1. Pharr, Clyde, Vergil’s Aeneid (Books I-VI). Boston, MA: D.C. Heath & Company, 1930.

2. Boyd, Barbara Weiden, Vergil’s Aeneid: Selections from Books 1, 2, 4, 6, 10, and 12. Wauconda, IL: Bolchazy-Carducci, 2003. ISBN 0865164819.

3. For more information on the Advanced Placement scheme, in which Canadian and North-American high school students can earn college and university credit, see the AP website for students and parents (accessed August 27th 2006). Boyd has nine years’ experience serving on the AP Latin Test Development Committee.

4. Boyd, Barbara Weiden, ‘Virgil’s Camilla and the Traditions of Catalogue and Ecphrasis (Aeneid 7.803-17)’, American Journal of Philology 113 (1992) 213-34.

5. Boyd, Barbara Weiden, Vergil’s Aeneid 10 & 12: Pallas & Turnus. Wauconda, IL: Bolchazy-Carducci, 1998. ISBN 0-86516-415-0.

6. Pharr, Clyde, Vergil’s Aeneid (Books I-VI).

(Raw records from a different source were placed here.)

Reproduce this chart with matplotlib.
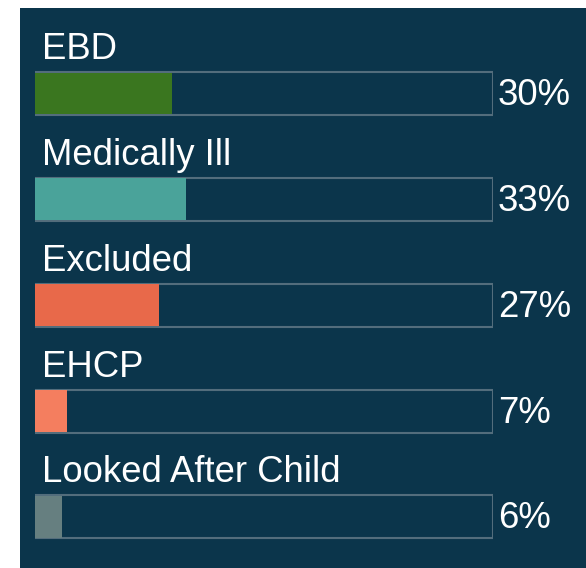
import matplotlib
matplotlib.use("Agg")
import matplotlib.pyplot as plt
from matplotlib.patches import Rectangle

categories = ["EBD", "Medically Ill", "Excluded", "EHCP", "Looked After Child"]
values = [30, 33, 27, 7, 6]
value_labels = ["30%", "33%", "27%", "7%", "6%"]
colors = ["#3a761f", "#4aa39a", "#e8694a", "#f47e5f", "#667f80"]

BG = "#0b354b"
EDGE = "#536d7c"

W, H = 586, 568
fig = plt.figure(figsize=(W / 100, H / 100), dpi=100)
fig.patch.set_facecolor("white")
fig.patches.append(Rectangle((20 / W, 0), 1 - 20 / W, (H - 8) / H,
                             transform=fig.transFigure, facecolor=BG,
                             edgecolor="none", zorder=-10))

ax = fig.add_axes([35 / W, 0, 458 / W, (H - 8) / H])
ax.set_zorder(5)
ax.set_facecolor("none")
ax.set_xlim(0, 100)
ax.set_ylim(4.482, -0.807)
ax.axis("off")

bh = 0.406
ypos = list(range(len(categories)))
ax.barh(ypos, [100] * len(ypos), height=bh, left=0, color=BG,
        edgecolor=EDGE, linewidth=1.5, zorder=1)
ax.barh(ypos, values, height=bh * 0.97, color=colors, edgecolor="none",
        zorder=2)

font = dict(family=["Liberation Sans", "DejaVu Sans"], size=26.3,
            color="white")
for i, (cat, lab) in enumerate(zip(categories, value_labels)):
    ax.annotate(cat, xy=(0, i - bh / 2), xytext=(7, 13),
                textcoords="offset pixels", va="baseline", ha="left",
                annotation_clip=False, **font)
    ax.annotate(lab, xy=(100, i), xytext=(5, -11.5),
                textcoords="offset pixels", va="baseline", ha="left",
                annotation_clip=False, **font)

fig.savefig("out.png", dpi=100, facecolor=fig.get_facecolor())
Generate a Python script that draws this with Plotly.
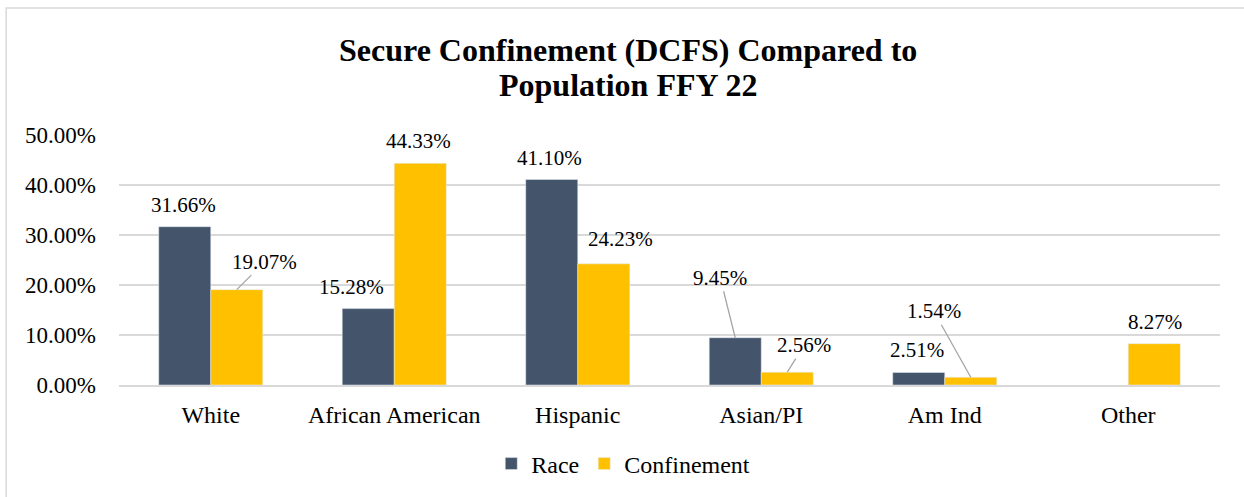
import plotly.graph_objects as go

categories = ["White", "African American", "Hispanic", "Asian/PI", "Am Ind", "Other"]
race = [31.66, 15.28, 41.10, 9.45, 2.51, None]
confinement = [19.07, 44.33, 24.23, 2.56, 1.54, 8.27]
y_ticks = [0, 10, 20, 30, 40, 50]
y_tick_labels = ["0.00%", "10.00%", "20.00%", "30.00%", "40.00%", "50.00%"]
title_lines = ["Secure Confinement (DCFS) Compared to", "Population FFY 22"]

RACE_COLOR = "#44546A"
CONF_COLOR = "#FFC000"
FONT = "Liberation Serif, Times New Roman, serif"
GRID = "#D9D9D9"
BARGAP = 0.433

# label placement: (mode, dx, dy) in pixels; mode 'a' = leader line
race_lbl = [("t", -1, 22), ("t", -17, 22), ("t", -2, 22), ("a", -15, -60), ("t", -2, 22), None]
conf_lbl = [("a", 28, -28), ("t", -2, 22), ("t", 17, 25), ("a", 17, -27), ("a", -37, -66), ("t", 1, 22)]

fig = go.Figure()
fig.add_trace(go.Bar(name="Race", x=categories, y=race, marker_color=RACE_COLOR))
fig.add_trace(go.Bar(name="Confinement", x=categories, y=confinement, marker_color=CONF_COLOR))

half = (1 - BARGAP) / 4
annotations = []
for series, lbls, off in ((race, race_lbl, -half), (confinement, conf_lbl, half)):
    for i, (v, lb) in enumerate(zip(series, lbls)):
        if v is None or lb is None:
            continue
        mode, dx, dy = lb
        text = f"{v:.2f}%"
        if mode == "t":
            annotations.append(dict(x=i + off, y=v, xref="x", yref="y", text=text,
                                    showarrow=False, xshift=dx, yshift=dy,
                                    xanchor="center", yanchor="middle",
                                    font=dict(family=FONT, size=21, color="#000")))
        else:
            annotations.append(dict(x=i + off, y=v, xref="x", yref="y", text=text,
                                    showarrow=True, ax=dx, ay=dy, axref="pixel", ayref="pixel",
                                    arrowhead=0, arrowwidth=1.3, arrowcolor="#A6A6A6",
                                    font=dict(family=FONT, size=21, color="#000")))

for line, ypos in zip(title_lines, (1.34, 1.20)):
    annotations.append(dict(x=0.462, y=ypos, xref="paper", yref="paper",
                            text=f"<b>{line}</b>",
                            showarrow=False, xanchor="center", yanchor="middle",
                            font=dict(family=FONT, size=32, color="#000")))

fig.update_layout(
    width=1244, height=497,
    margin=dict(l=119, r=24, t=135, b=112, autoexpand=False),
    paper_bgcolor="white", plot_bgcolor="white",
    barmode="group", bargap=BARGAP, bargroupgap=0,
    font=dict(family=FONT, size=23, color="#000"),
    showlegend=True,
    legend=dict(orientation="h", x=0.458, xanchor="center", y=-0.316, yanchor="middle",
                font=dict(family=FONT, size=24, color="#000"), traceorder="normal"),
    annotations=annotations,
    shapes=[dict(type="rect", xref="paper", yref="paper", x0=-0.1025, x1=1.03, y0=-0.5, y1=1.508,
                 line=dict(color=GRID, width=1.5), fillcolor="rgba(0,0,0,0)", layer="below")],
)
fig.update_yaxes(range=[0, 50], tickvals=y_ticks, ticktext=y_tick_labels, showgrid=True,
                 gridcolor=GRID, gridwidth=1.5, zeroline=False, showline=False,
                 ticklabelstandoff=22, tickfont=dict(family=FONT, size=23, color="#000"))
fig.update_xaxes(showgrid=False, showline=True, linecolor=GRID, linewidth=1.5,
                 ticks="", ticklabelstandoff=7, tickfont=dict(family=FONT, size=24, color="#000"))

fig.write_html("out.html", config={"displayModeBar": False},
               post_script="document.body.style.margin='0';document.body.style.overflow='hidden';")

Wauconda, IL: Bolchazy-Carducci, 1996. pp.vi-vii.

7. Pharr (1930) p.x.

8. The only exception I found was a slightly abbreviated definition of deicio on p39 compared to that of p.41 & p.83. In fact, repeating vocabulary (e.g. caerul(e)us : p.3, p.15, p.22; caedes : p.19, p.21, p.52) is relatively rare.

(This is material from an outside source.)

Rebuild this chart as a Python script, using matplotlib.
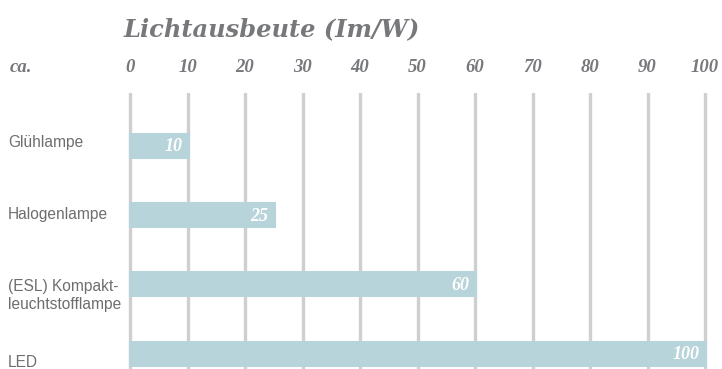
import matplotlib
matplotlib.use("Agg")
import matplotlib.pyplot as plt

# Luminous efficacy of common lamp types (lm/W, approximate)
categories = ["Glühlampe", "Halogenlampe", "(ESL) Kompakt-\nleuchtstofflampe", "LED"]
values = [10, 25, 60, 100]
ticks = [0, 10, 20, 30, 40, 50, 60, 70, 80, 90, 100]
title = "Lichtausbeute (Im/W)"

BAR = "#b6d4d9"
GRID = "#cfcfcf"
HEAD = "#77787b"
LABEL = "#6e6e6e"
SERIF = ["Liberation Serif", "DejaVu Serif"]
WIDE_SERIF = ["DejaVu Serif"]
SANS = ["Liberation Sans", "DejaVu Sans"]

W, H = 722, 369
fig = plt.figure(figsize=(W / 100, H / 100), dpi=100)
fig.patch.set_facecolor("white")

# axes in pixel terms: x=0 at 130px, 57.5px per 10 units
ax_l, ax_r, ax_t, ax_b = 120, 716, 93, 369
ax = fig.add_axes([ax_l / W, 1 - ax_b / H, (ax_r - ax_l) / W, (ax_b - ax_t) / H])
px = 5.75
ax.set_xlim((ax_l - 130) / px, (ax_r - 130) / px)
step = 69.2
ax.set_ylim((ax_b - 145.5) / step, (ax_t - 145.5) / step)
ax.axis("off")

for t in ticks:
    ax.axvline(t, color=GRID, lw=2.4, zorder=1)

ypos = list(range(len(categories)))
ax.barh(ypos, values, height=0.335, color=BAR, edgecolor=BAR, lw=2.2, zorder=2)

for y, v in zip(ypos, values):
    ax.text(v - 0.9, y + 0.02, f"{v}", ha="right", va="center", color="white",
            fontsize=13, fontweight="bold", fontstyle="italic", family=SERIF, zorder=3)

# category labels on the left margin
label_dy = [-0.05, 0.0, 0.17, 0.14]
for y, name, dy in zip(ypos, categories, label_dy):
    fig_y = 1 - (145.5 + (y + dy) * step) / H
    fig.text(8 / W, fig_y, name, ha="left", va="center", color=LABEL,
             fontsize=11.2, family=SANS, linespacing=1.3)

# tick values along the top
for t in ticks:
    fig.text((130 + t * px) / W, 1 - 68 / H, f"{t}", ha="center", va="center",
             color=HEAD, fontsize=13.5, fontweight="bold", fontstyle="italic", family=SERIF)
fig.text(10 / W, 1 - 68 / H, "ca.", ha="left", va="center", color=HEAD,
         fontsize=13.5, fontweight="bold", fontstyle="italic", family=SERIF)

fig.text(124 / W, 1 - 29 / H, title, ha="left", va="center", color=HEAD,
         fontsize=17.4, fontweight="bold", fontstyle="italic", family=WIDE_SERIF)

fig.savefig("out.png", dpi=100)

9. Very minor complaints: the definition of anastrophe on p.31 is unnecessary since it has already appeared on p.15. versat at 11.669 (p.42) is oddly interpreted to mean that Eunaeus ‘turns over’ to conceal his woman-inflicted wound, whereas the frequentative versare must mean ‘roll’ or ‘writhe’. It seems redundant on p.43 to gloss Amastrus, Chromis, Demophoon, Harpalycus, Iapyx and Tereus each individually as ‘an ally of Aeneas’ since they are collectively called Phrygii viri at 11.677. Finally, while no expert, I think the account of why contorquere is an appropriate verb for launching arrows on p.43 is inaccurate: arrows spin as they fly not because they are twisted by the action of the hand, but because they are fletched.

10. I found only the following: on p.1 read ‘white’ for ‘whiter’; p.21 ‘pass. inf.’ for ‘act. inf.’; p.42 ‘more than a superficial’ for ‘more that a superficial’; p.69 ‘onomatopoeia’ for ‘onomatopoiea’; p.69 ‘a symmetrical’ for ‘asymmetrical’; and p.85 ‘rust color’ for ‘rust-colored’.